More recently, Meyer and many others had been using a new data set, painstakingly created by scientists at the Rockefeller University in New York and published in 2016. (I visited the lab in 2014, while Leslie Vosshall and her colleagues were building their data, and was surprised to find I could “smell” one of the vials, though it probably just triggered my trigeminal system. When I told Vosshall that it seemed minty, she replied: “Really? Most people say, ‘Dirty socks.’”) But while the new data set was a significant improvement — 55 people smelled 480 different molecules, rating them by intensity, pleasantness, familiarity and how well they matched a list of 20 descriptions, including “garlic,” “spices,” “flower,” “bakery,” “musky,” “urinous” and so on — it was still a sign of how limited the field was.
This was why Meyer, along with his colleague Guillermo Cecchi, pushed for those open text boxes in the G.C.C.R. survey. They were interested in the possibilities of natural language processing, a branch of machine learning that uses algorithms to analyze the patterns of human expression; Cecchi was already using the technology to predict the early onset of Alzheimer’s, when it is most treatable, by analyzing details of the way people speak. Many researchers had written about the possibilities of using artificial intelligence to finally make a predictive olfactory map, as well as to look at links between changes in olfaction and all the diseases to which those changes are connected, but sufficient data was never available.
Now Covid had provided researchers with a big, complicated data set linking olfactory experience and the progression of a specific disease. It wasn’t constrained by numerical rankings, monomolecules or a few proffered adjectives, but instead allowed people to speak freely about real smells, in the real world, in all their complex and subjective glory.
When Meyer and Cecchi’s colleague Raquel Norel finished analyzing the open-ended answers from English-speaking respondents, they found, with surprise and delight, that their textual analysis was just as predictive of a Covid diagnosis as people’s numerical ratings of smell losses. The algorithms worked because people with Covid used very different words to talk about smell than those without it; even those who hadn’t fully lost their olfaction still tended to describe their sensations in the same ways, repeating words like “metallic,” “decayed,” “chemical,” “acid,” “sour,” “burnt” and “urine.” It was an encouraging finding, a proof of concept that they couldn’t wait to explore in a lot more depth — first in the G.C.C.R. responses in other languages and then, in the future, in other data sets related to other diseases.

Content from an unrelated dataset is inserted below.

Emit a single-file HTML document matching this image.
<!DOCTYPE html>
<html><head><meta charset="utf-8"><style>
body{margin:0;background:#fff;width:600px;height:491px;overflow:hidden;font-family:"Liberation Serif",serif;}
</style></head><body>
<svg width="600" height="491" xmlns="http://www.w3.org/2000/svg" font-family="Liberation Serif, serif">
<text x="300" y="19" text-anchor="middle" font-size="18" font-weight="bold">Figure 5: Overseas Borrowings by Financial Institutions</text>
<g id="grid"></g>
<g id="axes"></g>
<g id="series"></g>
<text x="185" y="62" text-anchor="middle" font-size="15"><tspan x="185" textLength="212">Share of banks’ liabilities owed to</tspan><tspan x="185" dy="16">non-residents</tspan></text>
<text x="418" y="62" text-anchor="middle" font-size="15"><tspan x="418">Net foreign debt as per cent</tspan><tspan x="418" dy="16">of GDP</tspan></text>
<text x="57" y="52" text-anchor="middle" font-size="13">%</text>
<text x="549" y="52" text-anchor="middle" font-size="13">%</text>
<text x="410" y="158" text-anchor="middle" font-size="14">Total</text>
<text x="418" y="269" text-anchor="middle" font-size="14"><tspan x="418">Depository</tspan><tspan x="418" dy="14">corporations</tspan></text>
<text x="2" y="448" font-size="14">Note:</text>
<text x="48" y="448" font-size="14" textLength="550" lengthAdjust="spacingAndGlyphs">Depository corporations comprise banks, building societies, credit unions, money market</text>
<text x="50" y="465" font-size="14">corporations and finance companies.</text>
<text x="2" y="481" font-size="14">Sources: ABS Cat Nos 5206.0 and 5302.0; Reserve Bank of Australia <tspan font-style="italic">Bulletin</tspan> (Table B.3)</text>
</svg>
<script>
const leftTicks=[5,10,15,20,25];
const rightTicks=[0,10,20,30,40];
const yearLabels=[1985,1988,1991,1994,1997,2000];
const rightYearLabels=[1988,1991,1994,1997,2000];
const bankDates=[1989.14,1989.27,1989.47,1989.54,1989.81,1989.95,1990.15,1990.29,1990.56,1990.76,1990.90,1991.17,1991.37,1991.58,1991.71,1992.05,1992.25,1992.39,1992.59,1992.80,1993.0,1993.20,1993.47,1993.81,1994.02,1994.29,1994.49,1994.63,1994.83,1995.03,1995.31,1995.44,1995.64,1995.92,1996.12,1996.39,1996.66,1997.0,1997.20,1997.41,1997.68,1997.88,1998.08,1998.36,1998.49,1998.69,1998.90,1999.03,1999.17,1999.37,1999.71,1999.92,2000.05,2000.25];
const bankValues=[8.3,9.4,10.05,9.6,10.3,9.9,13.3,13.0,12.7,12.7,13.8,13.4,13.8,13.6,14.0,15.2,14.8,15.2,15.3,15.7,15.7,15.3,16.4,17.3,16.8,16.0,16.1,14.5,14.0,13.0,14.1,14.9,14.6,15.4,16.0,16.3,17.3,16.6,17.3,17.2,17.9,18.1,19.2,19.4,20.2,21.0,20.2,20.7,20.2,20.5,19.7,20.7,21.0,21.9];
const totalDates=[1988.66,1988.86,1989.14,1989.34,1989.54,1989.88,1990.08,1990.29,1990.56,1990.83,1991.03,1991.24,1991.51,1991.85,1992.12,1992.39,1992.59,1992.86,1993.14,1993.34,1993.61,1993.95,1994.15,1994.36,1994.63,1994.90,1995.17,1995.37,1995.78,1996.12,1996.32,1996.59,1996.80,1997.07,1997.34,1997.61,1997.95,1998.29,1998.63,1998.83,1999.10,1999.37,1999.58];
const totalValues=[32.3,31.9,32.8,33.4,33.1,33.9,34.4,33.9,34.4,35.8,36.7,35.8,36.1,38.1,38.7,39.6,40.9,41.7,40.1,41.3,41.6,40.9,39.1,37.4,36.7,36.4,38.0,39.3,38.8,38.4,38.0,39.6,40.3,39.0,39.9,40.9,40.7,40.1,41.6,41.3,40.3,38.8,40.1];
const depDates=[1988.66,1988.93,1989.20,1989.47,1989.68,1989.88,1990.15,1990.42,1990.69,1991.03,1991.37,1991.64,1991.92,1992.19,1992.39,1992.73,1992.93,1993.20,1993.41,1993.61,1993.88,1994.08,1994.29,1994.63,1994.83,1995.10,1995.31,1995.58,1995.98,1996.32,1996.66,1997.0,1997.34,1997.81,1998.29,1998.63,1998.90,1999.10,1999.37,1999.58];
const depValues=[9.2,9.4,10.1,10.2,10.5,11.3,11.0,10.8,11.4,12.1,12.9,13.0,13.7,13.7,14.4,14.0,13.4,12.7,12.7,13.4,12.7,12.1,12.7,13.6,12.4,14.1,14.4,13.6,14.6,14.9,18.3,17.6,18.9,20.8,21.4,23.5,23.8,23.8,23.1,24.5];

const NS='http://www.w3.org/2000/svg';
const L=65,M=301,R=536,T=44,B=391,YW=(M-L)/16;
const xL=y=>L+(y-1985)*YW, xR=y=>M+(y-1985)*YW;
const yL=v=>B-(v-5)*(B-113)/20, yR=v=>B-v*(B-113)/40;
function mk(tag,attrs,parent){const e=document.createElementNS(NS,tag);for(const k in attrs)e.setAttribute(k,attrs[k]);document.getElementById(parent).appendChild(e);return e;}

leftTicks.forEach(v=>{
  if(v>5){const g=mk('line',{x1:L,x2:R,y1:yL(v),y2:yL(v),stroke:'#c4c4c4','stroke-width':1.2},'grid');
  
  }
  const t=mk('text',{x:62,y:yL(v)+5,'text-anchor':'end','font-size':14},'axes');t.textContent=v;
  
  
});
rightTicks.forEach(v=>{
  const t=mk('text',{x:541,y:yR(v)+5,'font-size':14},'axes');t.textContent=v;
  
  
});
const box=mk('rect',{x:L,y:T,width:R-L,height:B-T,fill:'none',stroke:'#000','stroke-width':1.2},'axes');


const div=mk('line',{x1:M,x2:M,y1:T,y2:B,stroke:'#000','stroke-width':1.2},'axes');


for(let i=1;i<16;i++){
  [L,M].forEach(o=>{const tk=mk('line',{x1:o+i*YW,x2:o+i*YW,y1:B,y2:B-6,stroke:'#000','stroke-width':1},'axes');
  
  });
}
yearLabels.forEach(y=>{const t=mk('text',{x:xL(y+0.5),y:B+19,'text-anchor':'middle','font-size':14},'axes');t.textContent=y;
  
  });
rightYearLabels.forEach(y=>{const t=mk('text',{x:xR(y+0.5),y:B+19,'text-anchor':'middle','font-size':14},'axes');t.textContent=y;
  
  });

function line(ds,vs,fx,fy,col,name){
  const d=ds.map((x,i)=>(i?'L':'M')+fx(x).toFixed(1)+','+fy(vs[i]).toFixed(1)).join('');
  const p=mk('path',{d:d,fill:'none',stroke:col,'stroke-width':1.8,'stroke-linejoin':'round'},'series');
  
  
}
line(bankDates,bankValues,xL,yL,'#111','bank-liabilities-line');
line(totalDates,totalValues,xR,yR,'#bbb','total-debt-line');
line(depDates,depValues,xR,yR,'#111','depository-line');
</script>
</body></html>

Meyer got excited when he talked about it. “Anything where smell changes,” he told me. “Depression, schizophrenia, Alzheimer’s, Parkinson’s, neurodegeneration, cognitive and neuropsychiatric disease. The whole enchilada, as they say.”

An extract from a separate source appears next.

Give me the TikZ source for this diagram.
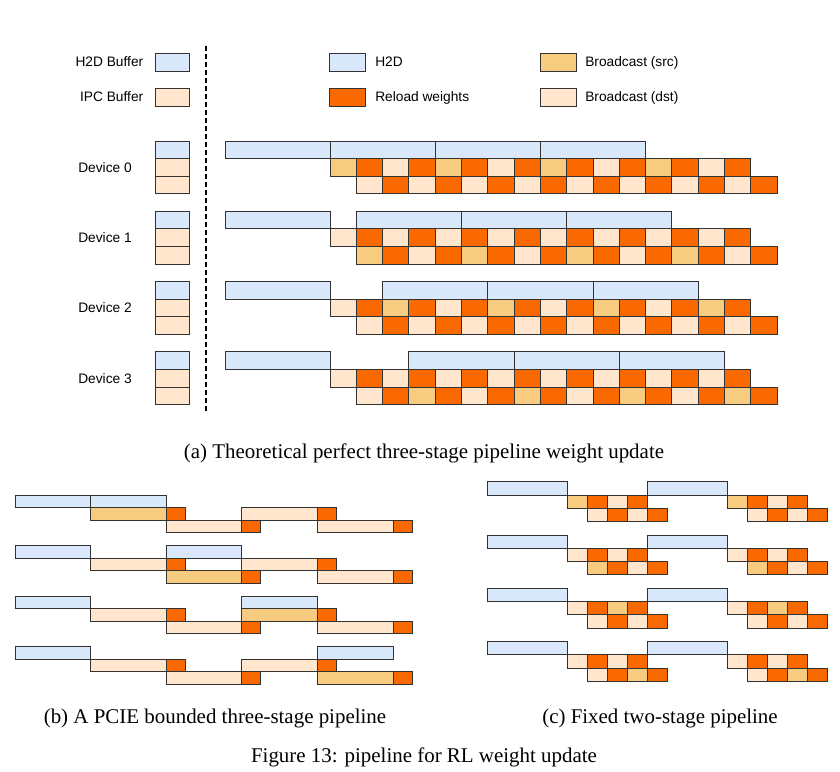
\documentclass[tikz,border=0pt]{standalone}
\usepackage{fontspec}
\setmainfont{Liberation Serif}
\setsansfont{Liberation Sans}
\usepackage{tikz}

\definecolor{hdblue}{HTML}{DAE8FC}
\definecolor{bcsrc}{HTML}{F8CC80}
\definecolor{reload}{HTML}{FA6800}
\definecolor{bcdst}{HTML}{FFE6CC}

\begin{document}
\begin{tikzpicture}[x=0.75pt,y=-0.75pt,
    cell/.style={draw=black!80,line width=0.7pt},
    hd/.style={cell,fill=hdblue},
    bc0/.style={cell,fill=bcdst},
    bc1/.style={cell,fill=bcsrc},
    rw/.style={cell,fill=reload},
    lab/.style={font=\sffamily\fontsize{10.3}{12}\selectfont,inner sep=0pt,text height=7.4pt,text depth=0pt},
    captext/.style={font=\fontsize{15.7}{18}\selectfont,inner sep=0pt}]
\useasboundingbox (0,0) rectangle (840,772);

% legend
\node[lab,anchor=east] (lh2dbuf) at (143.5,62) {H2D Buffer};
\draw[hd] (155.5,53) rectangle (189.5,71);
\node[lab,anchor=east] (lipcbuf) at (143.5,97) {IPC Buffer};
\draw[bc0] (155.5,88.3) rectangle (189.5,106);
\draw[hd] (329.5,53) rectangle (365,71);
\node[lab,anchor=west] (lh2d) at (375,62) {H2D};
\draw[rw] (329.5,88.3) rectangle (365,106);
\node[lab,anchor=west] (lreload) at (375,97) {Reload weights};
\draw[bc1] (540,53) rectangle (576,71);
\node[lab,anchor=west] (lsrc) at (585,62) {Broadcast (src)};
\draw[bc0] (540,88.3) rectangle (576,106);
\node[lab,anchor=west] (ldst) at (585,97) {Broadcast (dst)};

\draw[line width=1.5pt,dash pattern=on 3.4pt off 2.6pt] (206,46) -- (206,412);

% (a) perfect three-stage
\foreach \d in {0,...,3} {
  \pgfmathsetmacro\yt{141+70.3*\d}
  \node[lab] (dev\d) at (105,\yt+26.4) {Device \d};
  \draw[hd] (155.5,\yt) rectangle ++(34,17.6);
  \draw[bc0] (155.5,\yt+17.6) rectangle ++(34,17.6);
  \draw[bc0] (155.5,\yt+35.2) rectangle ++(34,17.6);
  \draw[hd] (225,\yt) rectangle ++(105,17.6);
  \foreach \j in {0,1,2}
    \draw[hd] ({330+26.3*(\d+4*\j)},\yt) rectangle ++(105.2,17.6);
  \foreach \k in {0,...,15} {
    \pgfmathtruncatemacro\rr{mod(\k,2)}
    \pgfmathtruncatemacro\issrc{mod(\k,4)==\d}
    \draw[bc\issrc] ({330+26.3*\k},{\yt+17.6*(\rr+1)}) rectangle ++(26.3,17.6);
    \draw[rw] ({330+26.3*(\k+1)},{\yt+17.6*(\rr+1)}) rectangle ++(26.3,17.6);
  }
}
\node[captext] (capa) at (424,453) {(a) Theoretical perfect three-stage pipeline weight update};

% (b) PCIE bounded
\foreach \d in {0,...,3} {
  \pgfmathsetmacro\yt{495+50.6*\d}
  \draw[hd] (15,\yt) rectangle ++(75.6,12.5);
  \draw[hd] ({15+75.6*(\d+1)},\yt) rectangle ++(75.6,12.5);
  \foreach \k in {1,...,4} {
    \pgfmathtruncatemacro\rr{mod(\k-1,2)}
    \pgfmathtruncatemacro\issrc{(\k-1)==\d}
    \draw[bc\issrc] ({15+75.6*\k},{\yt+12.5*(\rr+1)}) rectangle ++(75.6,12.5);
    \draw[rw] ({15+75.6*(\k+1)},{\yt+12.5*(\rr+1)}) rectangle ++(19,12.5);
  }
}
\node[captext] (capb) at (215,718) {(b) A PCIE bounded three-stage pipeline};

% (c) fixed two-stage
\foreach \d in {0,...,3} {
  \pgfmathsetmacro\yt{481.7+53.3*\d}
  \foreach \g in {0,1} {
    \draw[hd] ({487+160*\g},\yt) rectangle ++(80,13.3);
    \foreach \k in {0,...,3} {
      \pgfmathtruncatemacro\rr{mod(\k,2)}
      \pgfmathtruncatemacro\issrc{\k==\d}
      \draw[bc\issrc] ({487+160*\g+20*(\k+4)},{\yt+13.3*(\rr+1)}) rectangle ++(20,13.3);
      \draw[rw] ({487+160*\g+20*(\k+5)},{\yt+13.3*(\rr+1)}) rectangle ++(20,13.3);
    }
  }
}
\node[captext] (capc) at (660,718) {(c) Fixed two-stage pipeline};

\node[captext] (fig) at (424,757) {Figure 13: pipeline for RL weight update};
\end{tikzpicture}
\end{document}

I had a hard time imagining the olfactory “map” that scientists have dreamed of for so long. Would it, I asked Mainland, look something like a periodic table? He suggested I think, instead, of the maps that scientists have made of “color space,” which arrange colors to show their mathematical relationships and mixtures. “We didn’t know how useful color space was until people started inventing things like color television and Photoshop,” he explained, adding that the map itself isn’t the goal, but rather the ability to use it to understand why we smell what we do. After that, what will be really interesting are the applications we can’t yet imagine. “It’s hard to understand the utility of the map,” he said, “until you have the map.”